La segunda mitad de los 90 no fue mala, laboralmente hablando. La puesta en marcha de nuevos servicios asistenciales, la reorganización de la asistencia urgente, el inesperado silencio sindical durante el primer mandato de Aznar y la relajación de las bolsas de trabajo, permitieron contrataciones casi a la carta y de mediana o larga duración en muchos de los casos. Tales arbitrariedades fueron posibles dentro de un vacío administrativo pero, sobre todo, fueron adecuadas porque los diferentes jefes clínicos usaron criterios que coincidían con la valía profesional de los elegidos. El tiempo les dio la razón. Además, los mediocres no tenían grandes problemas para encontrar trabajo. Todos contentos. Desde el futuro, siempre difícil de adivinar, el nuevo milenio se invitaba a si mismo, socarronamente, a irrumpir inexorablente tras la última campanada del maltrecho siglo XX. Quizá, lo que no han sido capaces de prever Rozman y otros impulsores de la formación médica especializada, son las consecuencias que sobre la misma han tenido, y tienen, los cambios a nivel social, político, laboral, profesional, académico y científico, que se han producido desde entonces.

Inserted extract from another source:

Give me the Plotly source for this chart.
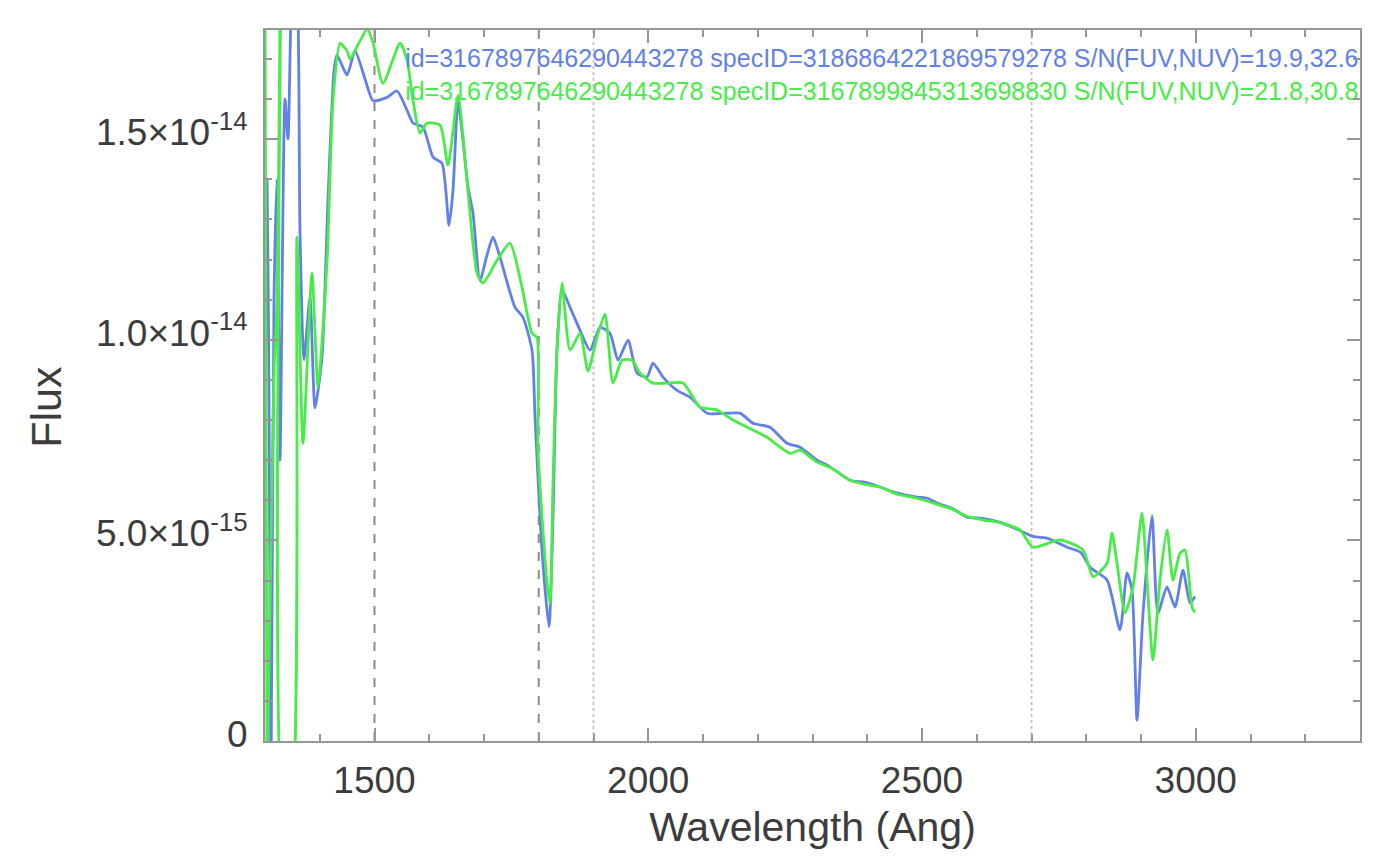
import numpy as np
import plotly.graph_objects as go

# ---------------- data (wavelength in Angstrom, flux in units of 1e-15) ----------------
blue_wave = [1300, 1303.7, 1307.3, 1311, 1316.4, 1321.9, 1327.4, 1336.5, 1342, 1351.1,
             1358.4, 1363.9, 1371.2, 1382.2, 1391.3, 1404.1, 1415.1, 1426, 1431.5, 1449.8,
             1464.4, 1482.7, 1497.3, 1522.8, 1541.1, 1559.4, 1570.3, 1588.6, 1606.9, 1623.3,
             1636.1, 1643.4, 1652.5, 1661.6, 1670.8, 1679.9, 1692.7, 1705.5, 1716.4, 1729.2,
             1756.6, 1771.2, 1787.7, 1793.2, 1805.9, 1818.7, 1826, 1833.3, 1842.5, 1857.1,
             1875.3, 1893.6, 1911.9, 1930.1, 1944.8, 1963, 1979.5, 1997.7, 2008.7, 2027,
             2052.5, 2076.3, 2107.3, 2143.8, 2167.6, 2191.3, 2222.4, 2253.4, 2277.2, 2308.2,
             2330, 2368.5, 2395, 2423.3, 2450, 2490.9, 2510, 2527.4, 2555, 2582.2,
             2610, 2642.5, 2670, 2702.8, 2730, 2764.9, 2790, 2806.9, 2838, 2861.7,
             2874.4, 2883.6, 2892.7, 2903.7, 2920.1, 2930.9, 2947.5, 2962.1, 2976.7, 2989.5,
             2998.6]
blue_flux = [12.2, 14.0, 8.5, -1.0, 11.0, 14.0, 7.0, 16.0, 15.0, 19.5,
             19.0, 12.7, 9.5, 11.06, 8.3, 9.57, 13.5, 16.7, 17.1, 16.6,
             17.2, 16.5, 15.96, 16.04, 16.2, 15.72, 15.4, 15.3, 14.55, 14.4,
             12.85, 13.73, 15.96, 14.97, 13.8, 13.15, 11.48, 12.11, 12.56, 12.06,
             10.81, 10.56, 9.74, 8.07, 4.76, 2.85, 5.58, 9.74, 11.24, 10.81,
             10.24, 9.74, 10.31, 10.16, 9.49, 9.99, 9.17, 9.07, 9.42, 9.07,
             8.74, 8.57, 8.17, 8.17, 8.17, 7.92, 7.82, 7.42, 7.32, 7.0,
             6.85, 6.5, 6.45, 6.33, 6.2, 6.08, 6.05, 5.93, 5.8, 5.58,
             5.55, 5.45, 5.3, 5.1, 5.05, 4.83, 4.7, 4.33, 4.01, 2.77,
             4.19, 3.76, 0.52, 3.19, 5.61, 3.19, 3.84, 3.34, 4.26, 3.44,
             3.6]

green_wave = [1300, 1303.7, 1316, 1322, 1329, 1334.7, 1346, 1358.4, 1369.4, 1385.8,
              1396.8, 1413.2, 1424.2, 1437, 1449.8, 1455.3, 1473.5, 1487, 1497.3, 1515.5,
              1546.6, 1559.4, 1570.3, 1583.1, 1595.9, 1619.6, 1634.2, 1652.5, 1668.9, 1687.2,
              1698.2, 1723.7, 1747.5, 1768, 1787.7, 1796.8, 1798.6, 1815.1, 1820.6, 1826,
              1833.3, 1842.5, 1857.1, 1875.3, 1890, 1906.4, 1921, 1935.6, 1952.1, 1970.3,
              1984.9, 2008.7, 2034.3, 2063.5, 2094.5, 2125.6, 2154.8, 2191.3, 2216.9, 2258.9,
              2277.2, 2308.2, 2335, 2368.5, 2395, 2423.3, 2455, 2490.9, 2527.4, 2555,
              2582.2, 2615, 2642.5, 2679, 2702.8, 2752.1, 2794.1, 2812.4, 2838, 2847.1,
              2856.2, 2870.8, 2885.4, 2901.8, 2911, 2921.9, 2934.7, 2947.5, 2958.4, 2971.2,
              2980.4, 2993.1, 2998.6]
green_flux = [19.0, -1.0, 9.0, 11.0, 19.5, -2.0, -2.0, 12.56, 7.42, 11.66,
              8.82, 11.91, 15.96, 17.39, 17.2, 17.0, 17.45, 17.75, 17.4, 16.39,
              17.39, 16.97, 15.96, 15.15, 15.4, 15.35, 14.35, 16.09, 13.98, 11.66,
              11.41, 11.98, 12.41, 11.4, 10.16, 10.06, 7.25, 3.94, 3.44, 6.43,
              9.74, 11.41, 9.74, 10.16, 9.22, 10.06, 10.64, 8.92, 9.49, 9.49,
              9.17, 8.92, 8.92, 8.92, 8.32, 8.25, 8.0, 7.75, 7.57, 7.17,
              7.25, 6.95, 6.8, 6.5, 6.4, 6.33, 6.15, 6.05, 5.9, 5.78,
              5.6, 5.5, 5.45, 5.26, 4.83, 5.01, 4.76, 4.09, 4.43, 5.18,
              4.43, 3.19, 3.84, 5.68, 4.01, 2.02, 4.01, 5.26, 4.01, 4.68,
              4.76, 3.34, 3.2]

flux_scale = 1e-15

blue_label = "id=3167897646290443278 specID=3186864221869579278 S/N(FUV,NUV)=19.9,32.6"
green_label = "id=3167897646290443278 specID=3167899845313698830 S/N(FUV,NUV)=21.8,30.8"
label_wave = 1556
blue_label_flux = 16.95
green_label_flux = 16.12

dashed_lines = [1500, 1800]
dotted_lines = [1900, 2700]

x_range = [1300, 3300]
y_range = [0, 17.72]
y_tickvals = [0, 5, 10, 15]
y_ticktext = ["0", "5.0\u00d710<sup>-15</sup>", "1.0\u00d710<sup>-14</sup>", "1.5\u00d710<sup>-14</sup>"]

BLUE = "rgb(98,128,232)"
GREEN = "rgb(72,236,72)"
AXIS = "rgb(150,150,150)"
TEXT = "rgb(60,60,60)"
FONT = "Liberation Sans, Arial, sans-serif"

fig = go.Figure()

fig.add_trace(go.Scatter(x=blue_wave, y=np.array(blue_flux) * flux_scale, mode="lines",
                         line=dict(color=BLUE, width=2.8, shape="spline", smoothing=0.6),
                         showlegend=False, hoverinfo="skip"))
fig.add_trace(go.Scatter(x=green_wave, y=np.array(green_flux) * flux_scale, mode="lines",
                         line=dict(color=GREEN, width=2.8, shape="spline", smoothing=0.6),
                         showlegend=False, hoverinfo="skip"))

fig.add_trace(go.Scatter(x=[label_wave], y=[blue_label_flux * flux_scale], mode="text",
                         text=[blue_label], textposition="middle right",
                         textfont=dict(family=FONT, size=25, color=BLUE),
                         showlegend=False, hoverinfo="skip", cliponaxis=True))
fig.add_trace(go.Scatter(x=[label_wave], y=[green_label_flux * flux_scale], mode="text",
                         text=[green_label], textposition="middle right",
                         textfont=dict(family=FONT, size=25, color=GREEN),
                         showlegend=False, hoverinfo="skip", cliponaxis=True))

for xv in dashed_lines:
    fig.add_shape(type="line", x0=xv, x1=xv, y0=0, y1=1, xref="x", yref="y domain",
                  line=dict(color="rgb(140,140,140)", width=2, dash="dash"), layer="below")
for xv in dotted_lines:
    fig.add_shape(type="line", x0=xv, x1=xv, y0=0, y1=1, xref="x", yref="y domain",
                  line=dict(color="rgb(200,200,200)", width=2, dash="dot"), layer="below")

fig.update_layout(
    width=1382, height=865,
    margin=dict(l=265, r=22, t=30, b=124),
    paper_bgcolor="white", plot_bgcolor="white",
    font=dict(family=FONT, color=TEXT),
    showlegend=False,
)

fig.update_xaxes(
    range=x_range, showgrid=False, zeroline=False,
    showline=True, linecolor=AXIS, linewidth=2, mirror="ticks",
    ticks="inside", ticklen=13, tickwidth=1.5, tickcolor=AXIS,
    tickmode="linear", tick0=1500, dtick=500,
    tickfont=dict(size=37, color=TEXT), ticklabelstandoff=6,
    minor=dict(ticks="inside", ticklen=7, tickwidth=1.5, tickcolor=AXIS, dtick=100, tick0=1300, showgrid=False),
    title=dict(text="Wavelength (Ang)", font=dict(size=41, color=TEXT), standoff=12),
)
fig.update_yaxes(
    range=[y_range[0] * flux_scale, y_range[1] * flux_scale], showgrid=False, zeroline=False,
    showline=True, linecolor=AXIS, linewidth=2, mirror="ticks",
    ticks="inside", ticklen=13, tickwidth=1.5, tickcolor=AXIS,
    tickmode="array", tickvals=[v * flux_scale for v in y_tickvals], ticktext=y_ticktext,
    tickfont=dict(size=37, color=TEXT), ticklabelstandoff=8, ticklabelshift=-7,
    minor=dict(ticks="inside", ticklen=7, tickwidth=1.5, tickcolor=AXIS, tickmode="linear",
               tick0=0, dtick=1e-15, showgrid=False),
)

fig.add_annotation(text="Flux", xref="paper", yref="paper", x=-0.2, y=0.47,
                   textangle=-90, showarrow=False, xanchor="center", yanchor="middle",
                   font=dict(size=43, color=TEXT, family=FONT))

fig.write_html("out.html")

El siglo XXI no venía solo.

(Continuará)





[1] Denominación original del autor, que pretende una mayor coherencia entre el significante y el significado, pero sin valor oficial alguno.
[2] http://www.boe.es/buscar/pdf/2008/BOE-A-2008-3176-consolidado.pdf
[3] http://www.cesm.org.es/index.php/laboral/retribuciones/2653-los-medicos-hemos-perdido-como-minimo-un-25-de-su-poder-adquisitivo-desde-2010
[4] En el ambiente hospitalario, Staff es el término que engloba al conjunto de médicos adjuntos de plantilla y los jefes clínicos de un centro sanitario. En la empresa privada, se refiere con mayor exactitud al grupo directivo.